- _Problem description_: Keep only the lines where "page" appears.

- _Listed entries_:
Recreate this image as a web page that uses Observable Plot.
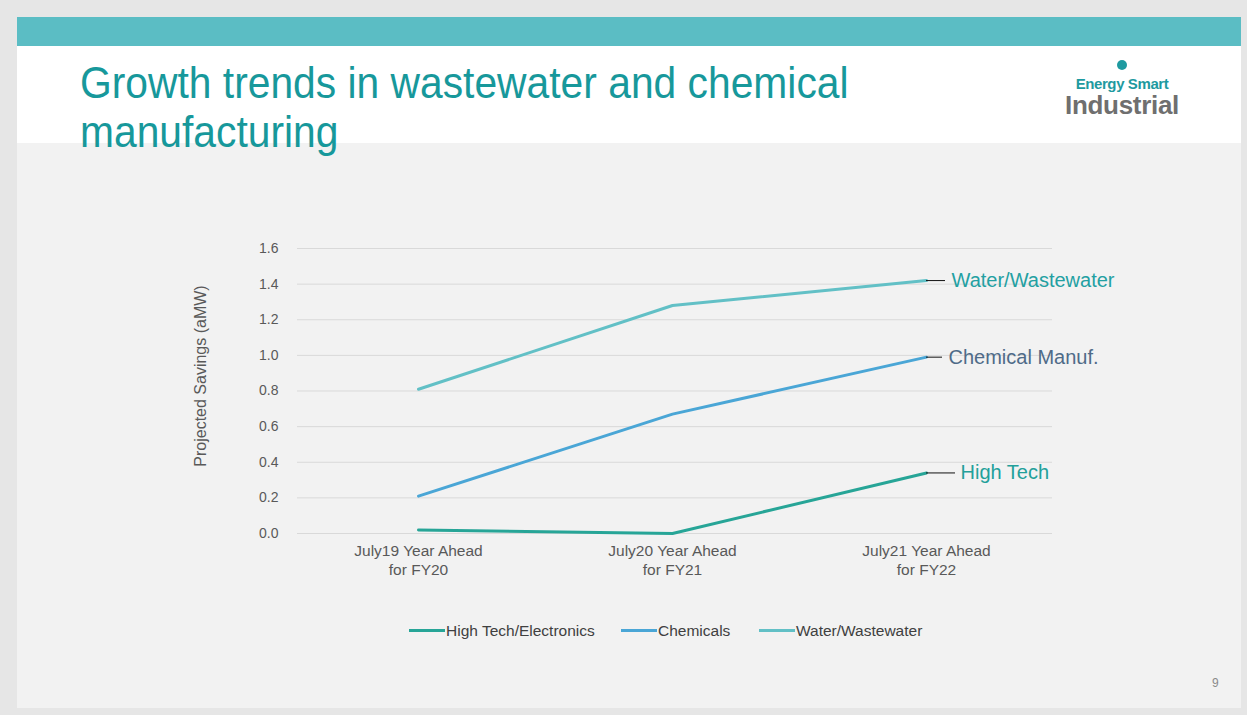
<!DOCTYPE html>
<html>
<head>
<meta charset="utf-8">
<script src="https://cdn.jsdelivr.net/npm/d3@7"></script>
<script src="https://cdn.jsdelivr.net/npm/@observablehq/plot@0.6"></script>
<style>
  html, body { margin: 0; padding: 0; }
  body { width: 1247px; height: 715px; background: #e6e6e6; position: relative; overflow: hidden; font-family: "Liberation Sans", Arial, sans-serif; }
  #slide { position: absolute; left: 17px; top: 17px; width: 1224px; height: 691px; background: #f2f2f2; }
  #bar { position: absolute; left: 17px; top: 17px; width: 1224px; height: 29px; background: #5bbdc4; }
  #header { position: absolute; left: 17px; top: 46px; width: 1224px; height: 97px; background: #ffffff; }
  #title { position: absolute; left: 80px; top: 58px; font-size: 44px; line-height: 49px; color: #17989b; white-space: nowrap; transform: scaleX(0.927); transform-origin: 0 0; }
  #logo { position: absolute; left: 1060px; top: 60px; width: 124px; text-align: center; }
  #logo .dot { width: 10px; height: 10px; border-radius: 50%; background: #1e9aa0; margin: 0 auto; }
  #logo .e { font-weight: bold; font-size: 15px; color: #1e9aa0; line-height: 16px; margin-top: 6px; letter-spacing: -0.4px; }
  #logo .i { font-weight: bold; font-size: 26px; color: #6f6f6f; line-height: 26px; letter-spacing: -0.3px; }
  #chart { position: absolute; left: 0; top: 200px; }
  #legend { position: absolute; left: 0; top: 620px; width: 1247px; font-size: 15.5px; color: #404040; }
  .item { position: absolute; top: 0; white-space: nowrap; line-height: 22px; }
  .sw { display: inline-block; width: 36px; height: 3px; vertical-align: middle; margin-right: 1px; position: relative; top: -1px; }
  #page { position: absolute; left: 1212px; top: 676px; font-size: 12px; color: #8a8a8a; }
</style>
</head>
<body>
<div id="slide"></div>
<div id="bar"></div>
<div id="header"></div>
<div id="title">Growth trends in wastewater and chemical<br>manufacturing</div>
<div id="logo"><div class="dot"></div><div class="e">Energy Smart</div><div class="i">Industrial</div></div>
<div id="chart"></div>
<div id="legend"></div>
<div id="page">9</div>
<script>
const categories = ["July19 Year Ahead\nfor FY20", "July20 Year Ahead\nfor FY21", "July21 Year Ahead\nfor FY22"];
const seriesNames = ["High Tech/Electronics", "Chemicals", "Water/Wastewater"];
const endLabels = ["High Tech", "Chemical Manuf.", "Water/Wastewater"];
const highTech = [0.02, 0.0, 0.34];
const chemicals = [0.21, 0.67, 0.99];
const water = [0.81, 1.28, 1.42];
const yTicks = [0, 0.2, 0.4, 0.6, 0.8, 1.0, 1.2, 1.4, 1.6];
const yLabel = "Projected Savings (aMW)";

const colors = ["#27a597", "#4aa6d6", "#62c0c6"];
const labelColors = ["#22a09a", "#4f6b88", "#23a0a2"];
const leaderLen = [29, 16, 19];
const labelDx = [34, 22, 25];

const valuesBySeries = [highTech, chemicals, water];
const rows = [];
seriesNames.forEach((s, i) => categories.forEach((c, j) => rows.push({series: s, cat: c, value: valuesBySeries[i][j]})));
const ends = seriesNames.map((s, i) => ({series: s, cat: categories[categories.length - 1], value: valuesBySeries[i][categories.length - 1], label: endLabels[i], i}));

const fontFam = '"Liberation Sans", Arial, sans-serif';

const chart = Plot.plot({
  width: 1247,
  height: 400,
  marginLeft: 291,
  marginRight: 194,
  marginTop: 48,
  marginBottom: 67,
  style: {background: "transparent", fontFamily: fontFam, color: "#595959"},
  x: {type: "point", domain: categories, padding: 0.5, label: null},
  y: {domain: [0, 1.6], ticks: yTicks, tickFormat: d3.format(".1f"), label: null},
  marks: [
    Plot.ruleY(yTicks, {stroke: "#d9d9d9", strokeWidth: 1, insetLeft: 6, insetRight: 1}),
    ...seriesNames.map((s, i) => Plot.line(rows.filter(r => r.series === s), {x: "cat", y: "value", stroke: colors[i], strokeWidth: 3})),
    ...ends.map(e => Plot.ruleY([e], {y: "value", x1: "cat", x2: "cat", insetRight: -leaderLen[e.i], stroke: "#111", strokeWidth: 1})),
    ...ends.map(e => Plot.text([e], {x: "cat", y: "value", text: "label", dx: labelDx[e.i], textAnchor: "start", fill: labelColors[e.i], fontSize: 20, fontFamily: fontFam})),
    Plot.axisY({ticks: yTicks, tickFormat: d3.format(".1f"), tickSize: 0, tickPadding: 13, fontSize: 14, fill: "#595959", label: null}),
    Plot.text([yLabel], {frameAnchor: "left", textAnchor: "middle", lineAnchor: "middle", rotate: -90, dx: -91, dy: -15, fontSize: 16, fill: "#595959", fontFamily: fontFam}),
    Plot.axisX({tickSize: 0, tickPadding: 9, fontSize: 15.5, fill: "#595959", lineHeight: 1.23, label: null})
  ]
});
document.getElementById("chart").appendChild(chart);

// legend
const leg = document.getElementById("legend");
const legX = [409, 621, 759];
seriesNames.forEach((s, i) => {
  const d = document.createElement("div");
  d.className = "item";
  d.style.left = legX[i] + "px";
  d.innerHTML = `<span class="sw" style="background:${colors[i]}"></span>${s}`;
  leg.appendChild(d);
});
</script>
</body>
</html>
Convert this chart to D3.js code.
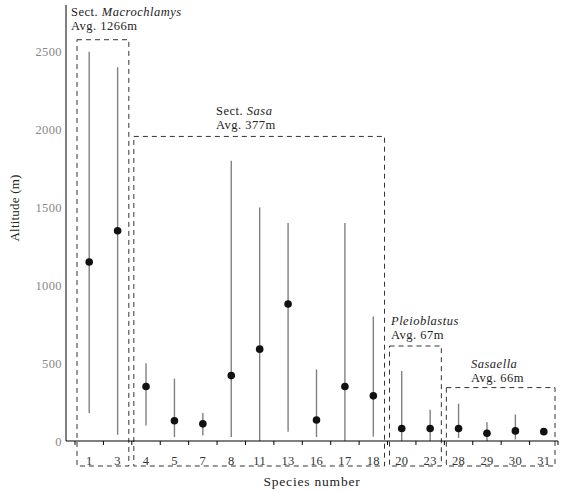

- _Answer_:
Recreate this image as a web page that uses Observable Plot.
  #page { position: absolute; left: 1212px; top: 676px; font-size: 12px; color: #8a8a8a; }
<div id="page">9</div>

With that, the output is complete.